**Directions for this task:**
Write out exactly the lines that run from the line containing "What Plotly code" through the line containing "import plotly.graph_objects as go"; both end lines belong to the answer.

**Records for the exercise:**
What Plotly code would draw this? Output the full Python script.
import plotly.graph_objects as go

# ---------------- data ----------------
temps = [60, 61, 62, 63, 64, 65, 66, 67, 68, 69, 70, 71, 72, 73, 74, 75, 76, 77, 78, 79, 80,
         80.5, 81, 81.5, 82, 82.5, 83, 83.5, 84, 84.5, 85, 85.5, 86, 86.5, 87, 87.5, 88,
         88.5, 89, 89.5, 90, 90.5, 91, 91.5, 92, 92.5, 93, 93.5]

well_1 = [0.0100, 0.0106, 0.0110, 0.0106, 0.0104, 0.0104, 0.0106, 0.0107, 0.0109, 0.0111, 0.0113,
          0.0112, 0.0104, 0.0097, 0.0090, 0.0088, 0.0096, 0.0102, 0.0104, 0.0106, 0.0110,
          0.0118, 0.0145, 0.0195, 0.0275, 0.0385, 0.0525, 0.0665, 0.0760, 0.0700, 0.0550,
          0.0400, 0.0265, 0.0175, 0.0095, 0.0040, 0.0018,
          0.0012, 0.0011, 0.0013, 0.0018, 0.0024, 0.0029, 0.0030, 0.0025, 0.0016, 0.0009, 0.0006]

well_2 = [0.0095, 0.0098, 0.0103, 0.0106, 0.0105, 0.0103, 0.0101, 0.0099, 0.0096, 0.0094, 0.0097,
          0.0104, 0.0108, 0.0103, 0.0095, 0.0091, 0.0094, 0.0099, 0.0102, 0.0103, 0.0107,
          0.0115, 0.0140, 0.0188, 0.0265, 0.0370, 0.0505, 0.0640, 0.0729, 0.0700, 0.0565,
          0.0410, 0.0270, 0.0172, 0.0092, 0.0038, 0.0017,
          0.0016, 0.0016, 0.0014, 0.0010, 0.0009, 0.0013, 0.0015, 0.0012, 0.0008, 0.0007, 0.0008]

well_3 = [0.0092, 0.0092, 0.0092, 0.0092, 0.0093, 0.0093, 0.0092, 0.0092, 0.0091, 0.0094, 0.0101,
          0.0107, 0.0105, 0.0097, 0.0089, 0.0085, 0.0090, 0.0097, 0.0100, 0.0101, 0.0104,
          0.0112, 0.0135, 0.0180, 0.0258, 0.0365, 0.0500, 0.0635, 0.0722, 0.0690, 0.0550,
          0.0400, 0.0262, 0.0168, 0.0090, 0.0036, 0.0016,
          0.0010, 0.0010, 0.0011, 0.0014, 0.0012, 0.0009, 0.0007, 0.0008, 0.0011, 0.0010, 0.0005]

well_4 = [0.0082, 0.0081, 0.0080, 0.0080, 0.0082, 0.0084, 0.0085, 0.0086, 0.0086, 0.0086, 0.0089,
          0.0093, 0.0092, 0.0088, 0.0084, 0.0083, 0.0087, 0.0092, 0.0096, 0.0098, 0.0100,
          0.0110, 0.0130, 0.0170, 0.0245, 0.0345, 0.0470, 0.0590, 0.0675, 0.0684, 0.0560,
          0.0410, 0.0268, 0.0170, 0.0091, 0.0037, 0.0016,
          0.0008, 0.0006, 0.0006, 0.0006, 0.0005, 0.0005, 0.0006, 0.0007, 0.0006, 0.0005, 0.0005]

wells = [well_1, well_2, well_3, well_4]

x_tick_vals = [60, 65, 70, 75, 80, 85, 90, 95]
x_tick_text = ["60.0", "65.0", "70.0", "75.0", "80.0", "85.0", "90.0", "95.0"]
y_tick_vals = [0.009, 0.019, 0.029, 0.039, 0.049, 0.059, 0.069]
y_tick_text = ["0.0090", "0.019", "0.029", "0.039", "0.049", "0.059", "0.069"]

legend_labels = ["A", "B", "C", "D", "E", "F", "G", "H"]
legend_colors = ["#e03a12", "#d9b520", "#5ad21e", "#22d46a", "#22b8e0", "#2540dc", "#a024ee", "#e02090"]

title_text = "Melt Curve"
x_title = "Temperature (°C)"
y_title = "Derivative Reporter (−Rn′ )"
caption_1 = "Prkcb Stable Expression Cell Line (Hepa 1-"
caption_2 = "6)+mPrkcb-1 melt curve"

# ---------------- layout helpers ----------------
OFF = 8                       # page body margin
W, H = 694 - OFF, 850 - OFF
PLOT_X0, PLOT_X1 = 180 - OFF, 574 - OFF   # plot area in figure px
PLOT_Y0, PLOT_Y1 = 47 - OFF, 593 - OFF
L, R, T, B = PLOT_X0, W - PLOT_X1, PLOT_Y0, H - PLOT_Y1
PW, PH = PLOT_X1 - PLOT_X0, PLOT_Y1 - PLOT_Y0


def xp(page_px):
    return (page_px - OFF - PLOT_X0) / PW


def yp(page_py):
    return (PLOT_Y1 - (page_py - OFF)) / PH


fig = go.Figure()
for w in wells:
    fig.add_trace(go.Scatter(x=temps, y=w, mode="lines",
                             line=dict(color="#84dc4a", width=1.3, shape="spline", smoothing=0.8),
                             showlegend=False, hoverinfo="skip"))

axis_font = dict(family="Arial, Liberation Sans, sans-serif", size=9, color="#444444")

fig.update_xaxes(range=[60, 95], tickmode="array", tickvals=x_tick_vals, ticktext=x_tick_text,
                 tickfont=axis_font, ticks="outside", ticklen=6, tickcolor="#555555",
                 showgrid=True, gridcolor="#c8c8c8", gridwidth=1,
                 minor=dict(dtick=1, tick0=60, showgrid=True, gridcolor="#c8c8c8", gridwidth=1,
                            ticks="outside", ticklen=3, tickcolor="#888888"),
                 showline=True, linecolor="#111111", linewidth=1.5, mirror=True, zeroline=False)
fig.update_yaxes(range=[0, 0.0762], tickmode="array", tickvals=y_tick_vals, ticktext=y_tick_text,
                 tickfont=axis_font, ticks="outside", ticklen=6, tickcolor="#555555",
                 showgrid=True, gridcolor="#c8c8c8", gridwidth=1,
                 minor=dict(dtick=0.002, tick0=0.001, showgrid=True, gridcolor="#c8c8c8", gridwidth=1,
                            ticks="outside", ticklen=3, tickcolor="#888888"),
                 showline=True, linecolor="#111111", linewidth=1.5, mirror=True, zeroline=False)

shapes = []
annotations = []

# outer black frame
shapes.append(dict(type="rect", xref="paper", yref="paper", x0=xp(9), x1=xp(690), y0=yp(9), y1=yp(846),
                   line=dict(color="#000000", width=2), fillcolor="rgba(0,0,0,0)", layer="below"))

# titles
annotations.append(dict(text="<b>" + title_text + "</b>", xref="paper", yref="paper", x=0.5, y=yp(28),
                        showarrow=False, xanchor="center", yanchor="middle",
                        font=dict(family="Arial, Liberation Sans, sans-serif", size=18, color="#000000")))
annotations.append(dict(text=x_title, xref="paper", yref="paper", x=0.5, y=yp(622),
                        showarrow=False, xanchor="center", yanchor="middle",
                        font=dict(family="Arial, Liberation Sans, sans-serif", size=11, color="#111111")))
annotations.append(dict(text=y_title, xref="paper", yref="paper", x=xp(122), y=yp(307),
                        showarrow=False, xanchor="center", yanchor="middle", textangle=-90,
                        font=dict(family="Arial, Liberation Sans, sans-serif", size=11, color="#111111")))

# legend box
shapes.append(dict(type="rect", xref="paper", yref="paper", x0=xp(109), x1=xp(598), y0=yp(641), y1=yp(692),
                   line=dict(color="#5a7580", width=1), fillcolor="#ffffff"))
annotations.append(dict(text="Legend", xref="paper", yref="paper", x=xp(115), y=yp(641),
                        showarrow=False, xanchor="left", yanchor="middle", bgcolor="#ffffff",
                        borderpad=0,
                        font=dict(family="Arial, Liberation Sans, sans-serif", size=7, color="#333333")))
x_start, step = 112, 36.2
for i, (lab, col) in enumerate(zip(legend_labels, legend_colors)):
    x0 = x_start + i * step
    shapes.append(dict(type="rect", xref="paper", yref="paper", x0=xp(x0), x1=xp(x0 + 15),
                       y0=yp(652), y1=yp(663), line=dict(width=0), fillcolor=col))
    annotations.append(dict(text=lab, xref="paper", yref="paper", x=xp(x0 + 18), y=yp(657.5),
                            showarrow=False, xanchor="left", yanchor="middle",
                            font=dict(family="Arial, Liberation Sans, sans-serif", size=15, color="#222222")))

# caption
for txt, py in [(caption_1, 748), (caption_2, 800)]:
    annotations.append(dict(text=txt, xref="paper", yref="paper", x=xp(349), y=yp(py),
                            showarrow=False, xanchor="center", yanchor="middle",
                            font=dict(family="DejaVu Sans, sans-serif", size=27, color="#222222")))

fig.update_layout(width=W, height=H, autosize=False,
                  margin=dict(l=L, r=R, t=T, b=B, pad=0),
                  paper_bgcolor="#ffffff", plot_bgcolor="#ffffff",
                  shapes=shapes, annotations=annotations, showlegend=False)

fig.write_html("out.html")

--

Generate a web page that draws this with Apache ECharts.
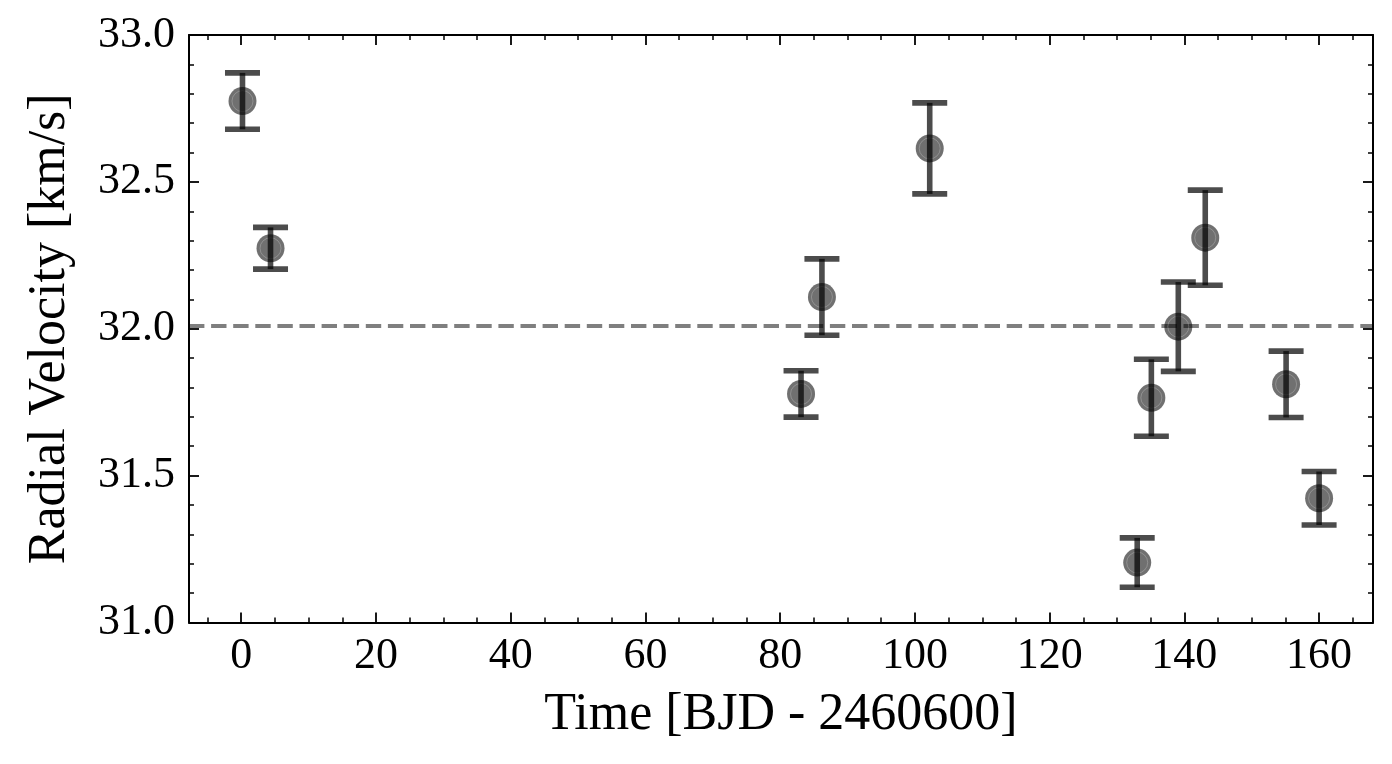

**Full answer:**
What Plotly code would draw this? Output the full Python script.
import plotly.graph_objects as go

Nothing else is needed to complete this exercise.